During the night the winds were relentless and the snow fell at rates of one or more inches an hour. Bob Bouvier and Alex two of our employees, stayed over and as darkness fell, they fired up the snow blowers and went to work trying to keep up with the fast falling snow, hoping to keep the walkways somewhat clear. They worked a few hours hoping to at least make a dent in the quickly accumulating snow. Throughout the night the equipment on the roof groaned and things went bump in the night but everything seemed to hold. We suffered no loss of power as some communities did due to the high winds and heavy snow. When dawn came on Saturday morning, it was still snowing heavily and the winds were still blowing at 35 miles and hour and more! Drifts in some places were five to six feet high!

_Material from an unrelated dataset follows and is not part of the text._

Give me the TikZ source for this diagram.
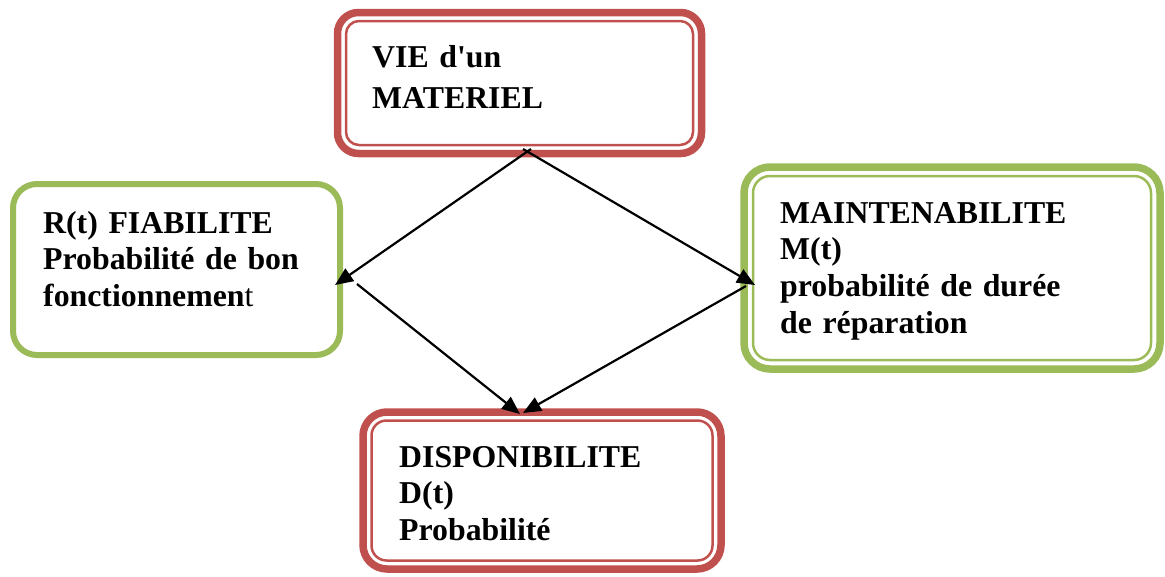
\documentclass[tikz,border=0pt]{standalone}
\usepackage{fontspec}
\setmainfont{Liberation Serif}[WordSpace=0.75]
\usetikzlibrary{arrows.meta}
\definecolor{boxred}{HTML}{C0504D}
\definecolor{boxgreen}{HTML}{9BBB59}

\begin{document}
\begin{tikzpicture}[x=1pt,y=-1pt,
  outerbox/.style={draw=#1, line width=7.5pt, inner sep=0pt, outer sep=0pt},
  singlebox/.style={draw=#1, line width=6pt, inner sep=0pt, outer sep=0pt},
  innerline/.style={draw=#1, line width=2.5pt},
  boxtext/.style={anchor=base west, inner sep=0pt, align=left, text width=#1,
    font=\fontsize{31.8}{36.7}\selectfont\bfseries},
  link/.style={line width=2.2pt, -{Triangle[length=18pt,width=15pt]}}]

\useasboundingbox (0,0) rectangle (1165,576);

% --- boxes ---
\node[outerbox=boxred, rounded corners=21pt, minimum width=364pt, minimum height=141pt]
  (vie) at (519.5,83) {};
\draw[innerline=boxred, rounded corners=13pt]
  ([xshift=8.5pt,yshift=-8.5pt]vie.north west) rectangle ([xshift=-8.5pt,yshift=8.5pt]vie.south east);

\node[singlebox=boxgreen, rounded corners=24pt, minimum width=327pt, minimum height=171pt]
  (fiab) at (176.5,269.5) {};

\node[outerbox=boxgreen, rounded corners=26pt, minimum width=416pt, minimum height=202pt]
  (maint) at (952,268) {};
\draw[innerline=boxgreen, rounded corners=17pt]
  ([xshift=9pt,yshift=-9pt]maint.north west) rectangle ([xshift=-9pt,yshift=9pt]maint.south east);

\node[outerbox=boxred, rounded corners=24pt, minimum width=358pt, minimum height=157pt]
  (disp) at (542,490.5) {};
\draw[innerline=boxred, rounded corners=15pt]
  ([xshift=8.5pt,yshift=-8.5pt]disp.north west) rectangle ([xshift=-8.5pt,yshift=8.5pt]disp.south east);

% --- texts ---
\node[boxtext=300pt, font=\fontsize{31.8}{41}\selectfont\bfseries] (vie-t) at (372,67)
  {VIE d\textquotesingle un\\MATERIEL};
\node[boxtext=300pt] (fiab-t) at (43,233)
  {R(t) FIABILITE\\Probabilité de bon\\fonctionnemen\textmd{t}};
\node[boxtext=370pt] (maint-t) at (780,223)
  {MAINTENABILITE\\M(t)\\probabilité de durée\\de réparation};
\node[boxtext=300pt] (disp-t) at (399,467)
  {DISPONIBILITE\\D(t)\\Probabilité};

% --- connector ends ---
\coordinate (vieL) at (531,149);
\coordinate (vieR) at (523,149);
\coordinate (fiabIn) at (335,285);
\coordinate (fiabOut) at (357,284);
\coordinate (maintIn) at (755,285);
\coordinate (maintOut) at (746,286);
\coordinate (dispInL) at (520,414);
\coordinate (dispInR) at (523,413);

% --- connectors ---
\draw[link] (vieL) -- (fiabIn);
\draw[link] (vieR) -- (maintIn);
\draw[link] (fiabOut) -- (dispInL);
\draw[link] (maintOut) -- (dispInR);
\end{tikzpicture}
\end{document}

The snow didn’t stop falling until around 10:00 a.m. Saturday morning. When it was all said and done, the storm was indeed one for the record books. It knocked a storm from 1995 from its pedestal as the overall 5th place holder and stepped into its place with an officially recorded snowfall of 24.9 inches for the city of Boston. Somerville beat out Boston with a total of 28 inches falling in the city. Saturday morning, thanks to so many of the staff staying over we had few if any staffing problems. Several of the staff walked to work on Saturday morning in order to get in. Carolyn manned the Reception Desk having come in early on Friday since she was scheduled for the evening shift as well as the week-end. This allowed Jeanne Amlaw to go home before things worsened. Although they were exempt from the driving ban, while main roads were somewhat open side roads remained impassable. Because of this we were unable to have Mass on Saturday morning as our chaplain, Rev. William Mulligan, S.J. couldn’t get out of his driveway. Instead we had to hold a Communion Service in place of Mass. Later in the day, the storm didn’t stop us from having a little fun as during the course of the afternoon we threw an impromptu Snow Party. One Little Sister played the keyboard and led everyone in singing the old time favorites. Hot chocolate, cookies and miniature cupcakes were served.
By Sunday morning, things were beginning to slowly returning to normal as the clean up continued. But it looks like the snow is going to be around awhile, a lingering reminder of a storm named Nemo and dubbed the Blizzard of 2013 that not only went into the record books but made memories to be talked about and relished for days to come!